:: Data block ::
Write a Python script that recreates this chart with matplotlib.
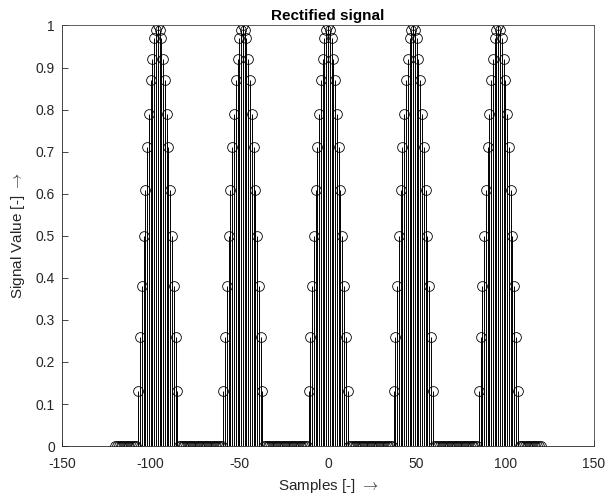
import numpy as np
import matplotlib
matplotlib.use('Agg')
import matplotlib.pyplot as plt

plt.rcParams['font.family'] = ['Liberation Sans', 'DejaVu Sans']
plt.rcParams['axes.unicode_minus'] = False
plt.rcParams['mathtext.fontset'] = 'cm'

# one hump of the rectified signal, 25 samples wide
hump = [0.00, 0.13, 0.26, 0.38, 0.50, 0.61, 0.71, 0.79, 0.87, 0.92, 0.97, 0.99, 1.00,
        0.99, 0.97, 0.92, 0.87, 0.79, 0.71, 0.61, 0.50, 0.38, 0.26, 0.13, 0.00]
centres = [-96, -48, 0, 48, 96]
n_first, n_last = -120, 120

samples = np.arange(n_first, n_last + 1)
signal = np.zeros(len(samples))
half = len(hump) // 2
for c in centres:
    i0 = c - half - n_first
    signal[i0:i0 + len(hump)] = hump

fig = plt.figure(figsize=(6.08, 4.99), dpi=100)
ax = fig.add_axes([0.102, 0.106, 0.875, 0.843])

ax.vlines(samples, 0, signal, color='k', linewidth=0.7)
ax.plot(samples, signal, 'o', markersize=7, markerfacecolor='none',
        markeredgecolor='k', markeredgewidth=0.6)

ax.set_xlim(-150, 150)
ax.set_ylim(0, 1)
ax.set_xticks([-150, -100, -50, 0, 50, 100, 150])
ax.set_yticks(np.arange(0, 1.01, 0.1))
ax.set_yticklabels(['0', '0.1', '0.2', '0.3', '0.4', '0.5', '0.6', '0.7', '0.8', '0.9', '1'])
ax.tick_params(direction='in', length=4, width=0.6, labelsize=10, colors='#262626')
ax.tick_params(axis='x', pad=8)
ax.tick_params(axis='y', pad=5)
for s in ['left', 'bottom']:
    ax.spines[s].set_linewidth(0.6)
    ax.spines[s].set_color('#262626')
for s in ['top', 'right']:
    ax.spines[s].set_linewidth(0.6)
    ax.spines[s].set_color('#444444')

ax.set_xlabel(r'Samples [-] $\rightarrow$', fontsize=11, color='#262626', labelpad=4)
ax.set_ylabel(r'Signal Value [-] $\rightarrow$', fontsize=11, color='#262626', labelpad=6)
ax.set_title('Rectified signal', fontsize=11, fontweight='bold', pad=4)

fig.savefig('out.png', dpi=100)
:::
> What is expected
Only the lines from the start of the material through the line containing "plt.rcParams['mathtext.fontset'] = 'cm'" should be transcribed. Pictures stay out.

> Response
Write a Python script that recreates this chart with matplotlib.
import numpy as np
import matplotlib
matplotlib.use('Agg')
import matplotlib.pyplot as plt

plt.rcParams['font.family'] = ['Liberation Sans', 'DejaVu Sans']
plt.rcParams['axes.unicode_minus'] = False
plt.rcParams['mathtext.fontset'] = 'cm'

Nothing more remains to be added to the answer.